23 May 2011

No stopping us until freedom




Yesterday was a day of funerals; a day for mourning the new martyrs. Friday, Azadi Friday, was a day of national unrest, of rising feeling among the people, of all of us, of Arabs and Kurds, Christians and Muslims, standing together and calling for freedom.
And a day of the regime using brutality to stomp on us. Friday looked like this:


Hardly the work of a Salafi minority, of bandits or of infiltrators!

And when we mourned our dead, they tried the only language that they know, of force and blood … and more died as martyrs for our freedom. But we will not stop until freedom. Last night:


We cannot stop now; freedom is coming … and the regime is creaking. Rumors fly and challenge their tales. Everyone seems to have heard about the martyrs of the Fourth Division, 700 or more Syrian uniformed soldiers killed by the regime for the crime of refusing to kill their brothers and sisters. They are supposed to be buried in mass graves. No one knows if it is true or just exaggerated but the point when the uprising becomes a civil war grows closer. How many of the dead police and military were killed by Party stalwarts? No one knows.

Or if they do, they refuse to say.

The day is coming … and when it comes, we will win.

The future belongs to US

3 comments:

Gabriel said...

The question is, whether the Syrians left after Assad falls will be able to run a healthy country, given all the years they've been lied to.
Let's face it, the Syrians have very poor understanding of the outside world due to all the propaganda they been fed. Many consider Europe an adversary, the US an enemy, want to retrieve the Golan - and war is often brought up as a possible way to do so.
We can see it happen in Egypt, when only last week a church has been burned, and many killed.
You can already see now how Egyptian politicians call for war against Israel, using the same old trick of gathering the masses' support by inventing a common enemy.

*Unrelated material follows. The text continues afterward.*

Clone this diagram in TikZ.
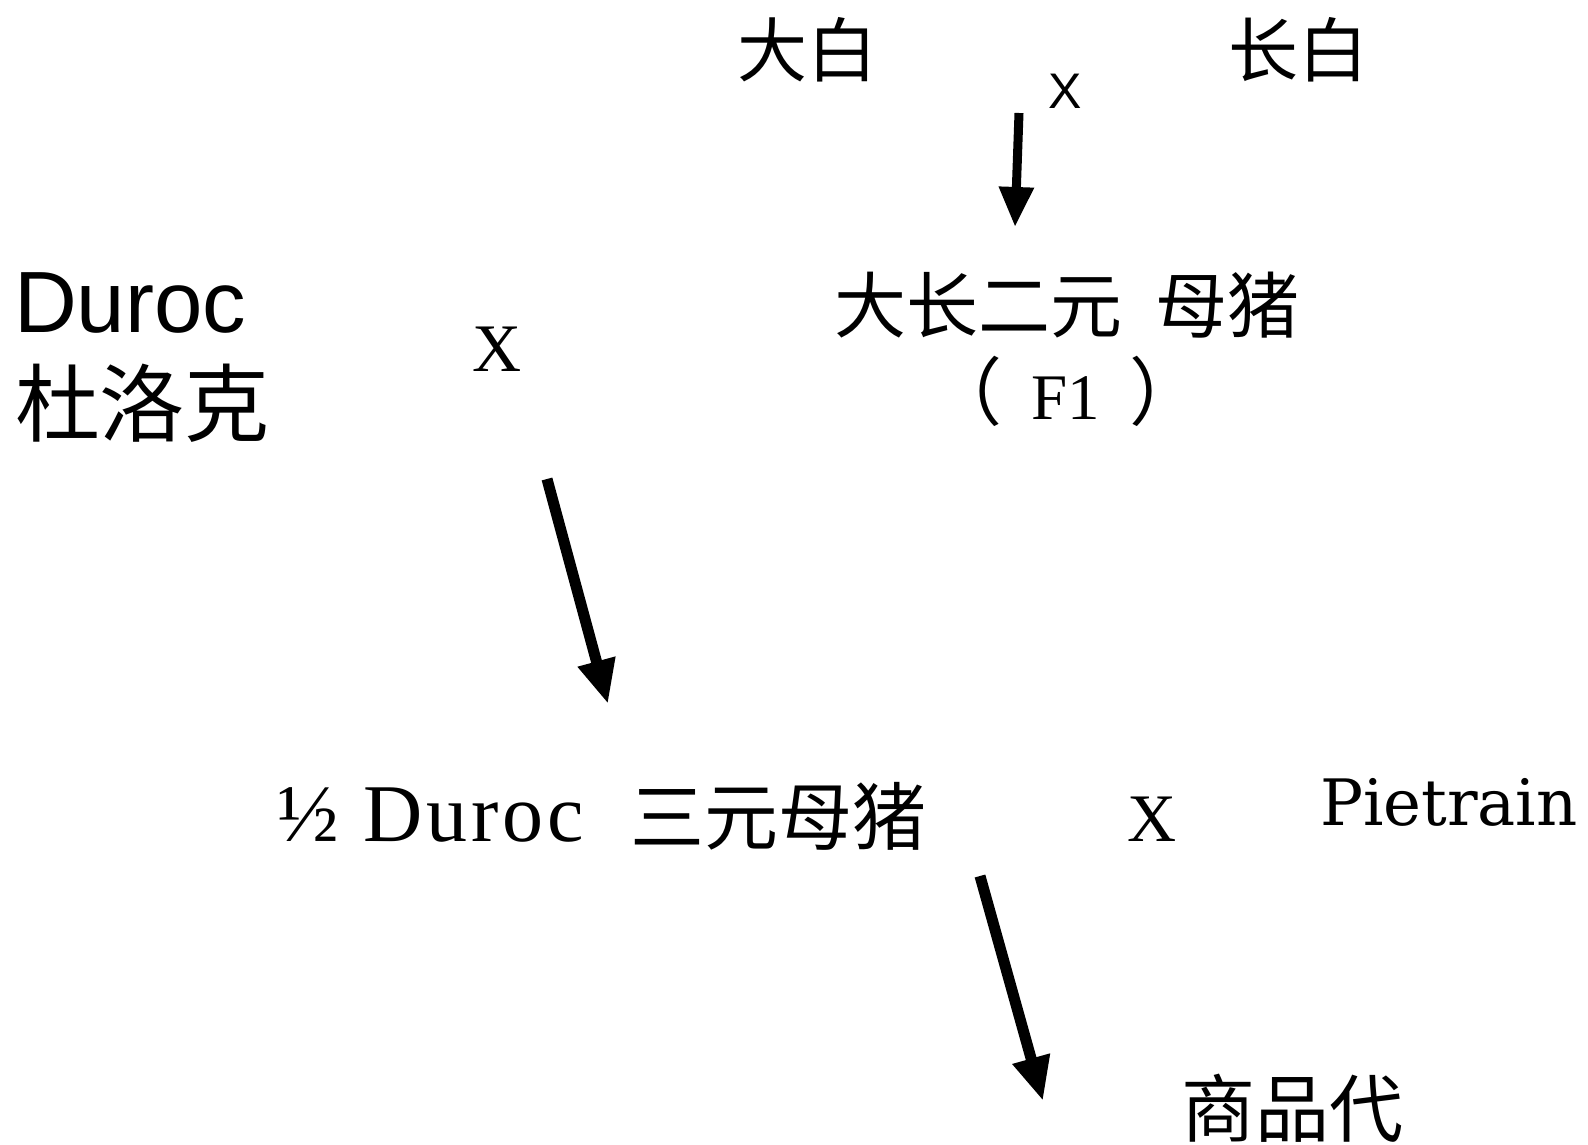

Democracy is not a simple thing, nor is free press and human rights. For decades the Syrians didn't have to deal with the real meaning behind these words, and it's quite likely they'll simply replicate the same patterns they're used to.

gashrash said...

Some of the comments here seem to be written by Netanyahu & his US mates. They are patronising and almost comical. Their agenda is certainly not pro Syrian - more like "what can we get from this situation."

Gabriel said...

Taking Syria out of it's third world country status is no joking matter gashrash. Like everyone else, I would like to see it prosper, but given the years of living in a dictatorship, one has to wonder the affect it had on the people.